- Born: December 23, 1937 Watertown, New York
- Died: April 24, 2009 (aged 71) Miami Beach, Florida
- Education: Boston University
- Known for: Painting, Collage, Sculpture

= Reginald Case =

American painter (1937 - 2009)

Reginald Case (December 23, 1937 – April 24, 2009) was an American artist who made American Folk Art collages and Hollywood iconographic mixed-media assemblages and sculptures.

==Life and work==
Case was born in Watertown, New York, and graduated from Watertown High School in 1955. He studied at the State University of New York at Buffalo receiving a Bachelor of Science degree, San Francisco State University and Boston University, where he earned the Bachelor of Fine Arts and Master of Fine Arts degrees. He studied with Peter Busa at SUNY Buffalo and Robert Gwathmey and Walter Tandy Murch at Boston University. Upon completing his graduate studies in Boston, he taught at Phillips Exeter Academy and Norfolk State College (now Norfolk State University).

During this time, he completed a series of large still-life paintings which extended the imagery of Giorgio Morandi by elongating vessels and vases, transforming them into "architectonic towers". The direct quality of the collage textures led him to abandon these paintings altogether and turn to collage as his next form of expression. The Holocaust was a prevalent theme in Case's early pieces – in these modest but masterfully executed and consistent works, Case has been compared to something of a graphic Edgar Allan Poe or Pier Paulo Pasolini by Ronald A. Kuchta, Director of the Everson Museum of Art in Syracuse, NY.

Case's 1980's-90's work in assemblage, collage and construction fused early influences in film, photography, and architecture. Beginning with Rudolph Valentino from the 1920s through the 1930s with Fred Astaire, Ginger Rogers and Buck Rogers, and into the 1940s with Betty Grable and Humphrey Bogart, Case culminated this body of work with a series of objects that focused on Marilyn Monroe.
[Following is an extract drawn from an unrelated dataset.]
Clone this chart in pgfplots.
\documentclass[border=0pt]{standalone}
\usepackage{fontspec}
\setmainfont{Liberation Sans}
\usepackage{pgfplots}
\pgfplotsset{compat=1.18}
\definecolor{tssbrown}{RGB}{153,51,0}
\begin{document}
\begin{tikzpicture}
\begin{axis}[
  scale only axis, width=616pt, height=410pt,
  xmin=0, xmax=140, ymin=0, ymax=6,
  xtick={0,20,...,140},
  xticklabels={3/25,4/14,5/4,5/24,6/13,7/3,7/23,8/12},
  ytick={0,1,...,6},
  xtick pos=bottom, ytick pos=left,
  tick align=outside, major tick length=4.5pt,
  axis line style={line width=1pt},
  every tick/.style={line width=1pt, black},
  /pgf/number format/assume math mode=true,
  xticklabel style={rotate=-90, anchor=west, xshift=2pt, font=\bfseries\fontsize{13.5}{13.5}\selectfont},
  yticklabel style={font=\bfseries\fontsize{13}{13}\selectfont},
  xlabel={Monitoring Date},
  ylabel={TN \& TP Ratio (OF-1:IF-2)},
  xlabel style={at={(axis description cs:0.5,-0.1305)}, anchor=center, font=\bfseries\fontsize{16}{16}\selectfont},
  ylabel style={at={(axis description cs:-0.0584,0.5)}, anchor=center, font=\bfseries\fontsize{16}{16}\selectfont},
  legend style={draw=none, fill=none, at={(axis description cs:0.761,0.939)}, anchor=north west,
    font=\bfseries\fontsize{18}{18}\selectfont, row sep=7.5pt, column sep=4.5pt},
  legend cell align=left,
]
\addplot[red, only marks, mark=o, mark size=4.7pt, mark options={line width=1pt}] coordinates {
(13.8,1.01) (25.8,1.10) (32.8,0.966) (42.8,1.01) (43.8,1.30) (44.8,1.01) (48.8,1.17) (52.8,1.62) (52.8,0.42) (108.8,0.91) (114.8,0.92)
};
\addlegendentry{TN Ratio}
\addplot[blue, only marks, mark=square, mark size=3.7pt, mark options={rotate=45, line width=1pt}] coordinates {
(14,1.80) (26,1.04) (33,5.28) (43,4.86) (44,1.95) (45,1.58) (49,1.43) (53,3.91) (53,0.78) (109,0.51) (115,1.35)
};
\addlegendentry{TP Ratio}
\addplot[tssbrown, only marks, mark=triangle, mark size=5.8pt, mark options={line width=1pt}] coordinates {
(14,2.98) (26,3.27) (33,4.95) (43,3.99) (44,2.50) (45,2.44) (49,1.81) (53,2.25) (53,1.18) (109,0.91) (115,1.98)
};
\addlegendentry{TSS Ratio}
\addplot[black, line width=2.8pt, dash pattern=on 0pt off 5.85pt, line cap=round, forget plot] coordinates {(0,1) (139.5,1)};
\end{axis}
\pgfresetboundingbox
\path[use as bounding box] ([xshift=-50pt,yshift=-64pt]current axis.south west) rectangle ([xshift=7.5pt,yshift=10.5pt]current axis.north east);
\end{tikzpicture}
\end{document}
Case continued with contemporary works of Barbie and Madonna that reflected the glamour of an earlier era. In these there is an iconography of twentieth-century life that explores the imagery at the roots of American history and popular culture. In a recent series consisting of four groups of photo collage prints, Case has depicted Marilyn Monroe in variations called "MARILYN MONEY". This series substitutes her image for American currency and are notated with quotations by her reflecting on her life, e.g. "Hollywood is a place where they'll pay you a thousand dollars for a kiss and fifty cents for your soul."

Additional works by Case have made oblique references to 9/11 in his series of Gouache Heads, "365 Views of Delray Beach" and the series of New York City altered painted photographs. Each of these series cast a shadow on the event as seen from a distance of TV or Photographic News images.

His work was shown for many years at the Allan Stone Gallery, NYC, along with the paintings of Richard Estes and Wayne Thiebaud. He has also had major museum exhibitions of his work shown at the Everson Museum of Art, Syracuse, NY; Munson-Williams-Proctor Arts Institute, Utica, NY; Reading Museum, Reading, PA; and the Virginia Museum of Fine Arts, Richmond, VA. Case's work is also represented in many private and public collections, including the Museum of Fine Arts, Boston, MA; Smithsonian American Art Museum, Washington D.C.; The British Museum, London; The Fogg Art Museum, Harvard University, Cambridge, Massachusetts; The Jewish Museum, NYC; The Solomon R. Guggenheim Museum, NYC; The Victoria and Albert Museum, London; the Denver Art Museum, Denver; and many others. An exhibition showing many of the iconic Collages & Assemblages by Case will be at The Butler Institute of American Art from October 12 through December 31, 2008. Louis A. Zona, Director of the Butler Institute of American Art, writes in the exhibition catalog, " The work of Reg Case recalls the genius of Joseph Cornell and salutes as well the singular vision of Robert Rauschenberg. Like Warhol, he both pays tribute to such pop culture icons as Marilyn Monroe, Elvis, Barbie and Madonna, and simultaneously causes us to reflect upon the superficialality of much of what we hold precious."